**SUPPLIED MATERIAL:**

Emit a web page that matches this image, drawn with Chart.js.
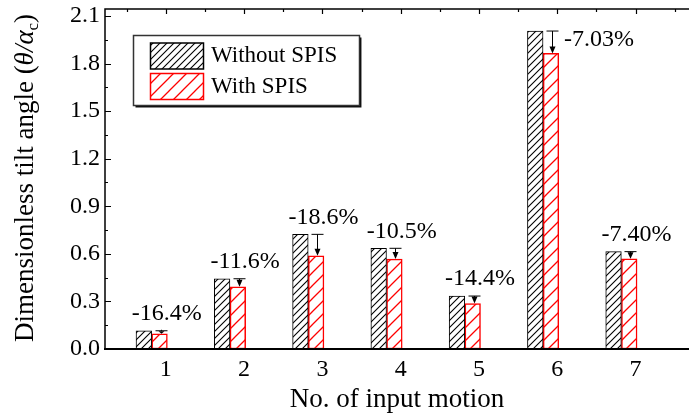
<!DOCTYPE html>
<html>
<head>
<meta charset="utf-8">
<script src="https://cdn.jsdelivr.net/npm/chart.js@4/dist/chart.umd.min.js"></script>
<style>
  html, body { margin: 0; padding: 0; background: #fff; overflow: hidden; }
  #wrap { width: 689px; height: 418px; position: relative; }
</style>
</head>
<body>
<div id="wrap"><canvas id="c" width="689" height="418"></canvas></div>
<script>
// ---- data ----
const categories = ['1', '2', '3', '4', '5', '6', '7'];
const withoutSPIS = [0.115, 0.443, 0.723, 0.635, 0.334, 2.005, 0.614];
const withSPIS    = [0.096, 0.392, 0.588, 0.567, 0.287, 1.864, 0.569];
const reductionLabels = ['-16.4%', '-11.6%', '-18.6%', '-10.5%', '-14.4%', '-7.03%', '-7.40%'];
const seriesNames = ['Without SPIS', 'With SPIS'];
const xTitle = 'No. of input motion';

const FONT = '"Liberation Serif", "Times New Roman", serif';
Chart.defaults.font.family = FONT;
Chart.defaults.color = '#000';

const canvas = document.getElementById('c');
const mainCtx = canvas.getContext('2d');

function makeHatch(color, size, lw) {
  const c = document.createElement('canvas');
  c.width = size; c.height = size;
  const g = c.getContext('2d');
  g.fillStyle = '#fff';
  g.fillRect(0, 0, size, size);
  g.strokeStyle = color;
  g.lineWidth = lw;
  g.beginPath();
  g.moveTo(-1, size + 1); g.lineTo(size + 1, -1);
  g.moveTo(-2, 2); g.lineTo(2, -2);
  g.moveTo(size - 2, size + 2); g.lineTo(size + 2, size - 2);
  g.stroke();
  return mainCtx.createPattern(c, 'repeat');
}
const hatchBlack = makeHatch('#000', 7, 1.1);
const hatchRed = makeHatch('#ff0000', 13, 1.3);

const BLACK_OFF = -0.281, RED_OFF = -0.080;

const overlay = {
  id: 'overlay',
  afterDatasetsDraw(chart) {
    const { ctx, chartArea: ca, scales: { x, y } } = chart;
    const redMeta = chart.getDatasetMeta(1);
    ctx.save();
    // reduction arrows
    ctx.strokeStyle = '#000';
    ctx.fillStyle = '#000';
    ctx.lineWidth = 1;
    for (let i = 0; i < categories.length; i++) {
      const ax = Math.round(redMeta.data[i].x + 1) + 0.5;
      const yTop = y.getPixelForValue(withoutSPIS[i]);
      const yBot = y.getPixelForValue(withSPIS[i]);
      ctx.beginPath();
      ctx.moveTo(ax - 6, yTop); ctx.lineTo(ax + 6, yTop);
      ctx.moveTo(ax, yTop); ctx.lineTo(ax, yBot - 4);
      ctx.stroke();
      const headTop = Math.max(yTop + 0.5, yBot - 7);
      ctx.beginPath();
      ctx.moveTo(ax - 3, headTop); ctx.lineTo(ax + 3, headTop); ctx.lineTo(ax, yBot);
      ctx.closePath();
      ctx.fill();
    }
    // percentage labels
    ctx.font = '24px ' + FONT;
    ctx.textBaseline = 'middle';
    for (let i = 0; i < categories.length; i++) {
      const yTop = y.getPixelForValue(withoutSPIS[i]);
      if (yTop - 30 < ca.top) {
        ctx.textAlign = 'left';
        ctx.fillText(reductionLabels[i], redMeta.data[i].x + 13, yTop + 9);
      } else {
        ctx.textAlign = 'center';
        ctx.fillText(reductionLabels[i], x.getPixelForValue(i + 1) + 1, yTop - 17);
      }
    }
    // frame
    ctx.lineWidth = 1.5;
    ctx.beginPath();
    ctx.moveTo(ca.left, ca.bottom); ctx.lineTo(ca.left, ca.top); ctx.lineTo(ca.right + 2, ca.top);
    ctx.stroke();
    ctx.lineWidth = 2;
    ctx.beginPath();
    ctx.moveTo(ca.left - 1, ca.bottom); ctx.lineTo(ca.right + 2, ca.bottom);
    ctx.stroke();
    // y ticks (inward): majors from the scale, minors halfway
    ctx.lineWidth = 1.2;
    const yt = y.ticks.map(t => t.value);
    ctx.beginPath();
    yt.forEach((v, k) => {
      const p = Math.round(y.getPixelForValue(v)) + 0.5;
      ctx.moveTo(ca.left, p); ctx.lineTo(ca.left + 6, p);
      if (k < yt.length - 1) {
        const pm = Math.round(y.getPixelForValue((v + yt[k + 1]) / 2)) + 0.5;
        ctx.moveTo(ca.left, pm); ctx.lineTo(ca.left + 3, pm);
      }
    });
    // top axis ticks (inward)
    const xt = x.ticks.map(t => t.value);
    xt.forEach(v => {
      const p = Math.round(x.getPixelForValue(v)) + 0.5;
      ctx.moveTo(p, ca.top); ctx.lineTo(p, ca.top + 5);
      [v - 0.5, v + 0.5].forEach(m => {
        if (m > x.min && m < x.max) {
          const pm = Math.round(x.getPixelForValue(m)) + 0.5;
          ctx.moveTo(pm, ca.top); ctx.lineTo(pm, ca.top + 3);
        }
      });
    });
    ctx.stroke();
    ctx.restore();
  },
  afterDraw(chart) {
    const { ctx, chartArea: ca } = chart;
    ctx.save();
    // legend
    const bx = 133.5, by = 35.5, bw = 226, bh = 70;
    ctx.fillStyle = '#fff';
    ctx.fillRect(bx, by, bw, bh);
    ctx.strokeStyle = '#333';
    ctx.lineWidth = 1.5;
    ctx.strokeRect(bx, by, bw, bh);
    ctx.strokeStyle = '#111';
    ctx.lineWidth = 1.5;
    ctx.beginPath();
    ctx.moveTo(bx + 2, by + bh + 1.2); ctx.lineTo(bx + bw + 1.2, by + bh + 1.2); ctx.lineTo(bx + bw + 1.2, by + 2);
    ctx.stroke();
    const sw = [
      { fill: hatchBlack, stroke: '#000', y: 43 },
      { fill: hatchRed, stroke: '#ff0000', y: 73.5 }
    ];
    ctx.font = '23px ' + FONT;
    ctx.textAlign = 'left';
    ctx.textBaseline = 'alphabetic';
    sw.forEach((s, k) => {
      ctx.fillStyle = s.fill;
      ctx.fillRect(150.5, s.y, 53, 26);
      ctx.strokeStyle = s.stroke;
      ctx.lineWidth = 1.5;
      ctx.strokeRect(150.5, s.y, 53, 26);
      ctx.fillStyle = '#000';
      ctx.fillText(seriesNames[k], 211, s.y + 19);
    });
    // y axis title with italic symbols and subscript
    const cy = (ca.top + ca.bottom) / 2 - 1;
    ctx.translate(33, cy);
    ctx.rotate(-Math.PI / 2);
    const parts = [
      { t: 'Dimensionless tilt angle (', f: '27px ' + FONT, dy: 0 },
      { t: '\u03B8/\u03B1', f: 'italic 27px ' + FONT, dy: 0 },
      { t: 'c', f: '17px ' + FONT, dy: 5 },
      { t: ')', f: '27px ' + FONT, dy: 0 }
    ];
    let total = 0;
    parts.forEach(p => { ctx.font = p.f; p.w = ctx.measureText(p.t).width; total += p.w; });
    let px = -total / 2;
    ctx.fillStyle = '#000';
    ctx.textAlign = 'left';
    ctx.textBaseline = 'alphabetic';
    parts.forEach(p => { ctx.font = p.f; ctx.fillText(p.t, px, p.dy); px += p.w; });
    ctx.restore();
  }
};

new Chart(canvas, {
  type: 'bar',
  data: {
    datasets: [
      {
        label: seriesNames[0],
        data: withoutSPIS.map((v, i) => ({ x: i + 1 + BLACK_OFF, y: v })),
        backgroundColor: hatchBlack,
        borderColor: '#000',
        borderWidth: 1,
        borderSkipped: false,
        barThickness: 15.6,
        grouped: false
      },
      {
        label: seriesNames[1],
        data: withSPIS.map((v, i) => ({ x: i + 1 + RED_OFF, y: v })),
        backgroundColor: hatchRed,
        borderColor: '#ff0000',
        borderWidth: 1.5,
        borderSkipped: false,
        barThickness: 15.6,
        grouped: false
      }
    ]
  },
  options: {
    responsive: false,
    animation: false,
    events: [],
    devicePixelRatio: 1,
    layout: { padding: { top: 9, right: 0, bottom: 0, left: 0 } },
    plugins: { legend: { display: false }, tooltip: { enabled: false } },
    scales: {
      x: {
        type: 'linear',
        min: 0.223,
        max: 7.683,
        offset: false,
        grid: { display: false, drawTicks: false },
        border: { display: false },
        ticks: {
          stepSize: 1,
          includeBounds: false,
          autoSkip: false,
          maxRotation: 0,
          padding: 6,
          color: '#000',
          font: { size: 24 },
          callback: v => (Number.isInteger(v) && v >= 1 && v <= categories.length) ? categories[v - 1] : ''
        },
        title: { display: true, text: xTitle, color: '#000', font: { size: 27 }, padding: { top: 0, bottom: 2 } },
        afterFit(s) { s.height = 69; s.paddingLeft = 0; s.paddingRight = 0; }
      },
      y: {
        min: 0,
        max: 2.144,
        grid: { display: false, drawTicks: false },
        border: { display: false },
        ticks: {
          stepSize: 0.3,
          includeBounds: false,
          padding: 5,
          color: '#000',
          font: { size: 24 },
          callback: v => v.toFixed(1)
        },
        title: { display: false },
        afterFit(s) { s.width = 105; s.paddingTop = 0; s.paddingBottom = 0; }
      }
    }
  },
  plugins: [overlay]
});
</script>
</body>
</html>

**REQUEST:** Starting with the first line of the data above and ending with the line containing "const mainCtx = canvas.getContext('2d');", please restate every line exactly, leaving images out.

**REPLY:**
Emit a web page that matches this image, drawn with Chart.js.
<!DOCTYPE html>
<html>
<head>
<meta charset="utf-8">
<script src="https://cdn.jsdelivr.net/npm/chart.js@4/dist/chart.umd.min.js"></script>
<style>
  html, body { margin: 0; padding: 0; background: #fff; overflow: hidden; }
  #wrap { width: 689px; height: 418px; position: relative; }
</style>
</head>
<body>
<div id="wrap"><canvas id="c" width="689" height="418"></canvas></div>
<script>
// ---- data ----
const categories = ['1', '2', '3', '4', '5', '6', '7'];
const withoutSPIS = [0.115, 0.443, 0.723, 0.635, 0.334, 2.005, 0.614];
const withSPIS    = [0.096, 0.392, 0.588, 0.567, 0.287, 1.864, 0.569];
const reductionLabels = ['-16.4%', '-11.6%', '-18.6%', '-10.5%', '-14.4%', '-7.03%', '-7.40%'];
const seriesNames = ['Without SPIS', 'With SPIS'];
const xTitle = 'No. of input motion';

const FONT = '"Liberation Serif", "Times New Roman", serif';
Chart.defaults.font.family = FONT;
Chart.defaults.color = '#000';

const canvas = document.getElementById('c');
const mainCtx = canvas.getContext('2d');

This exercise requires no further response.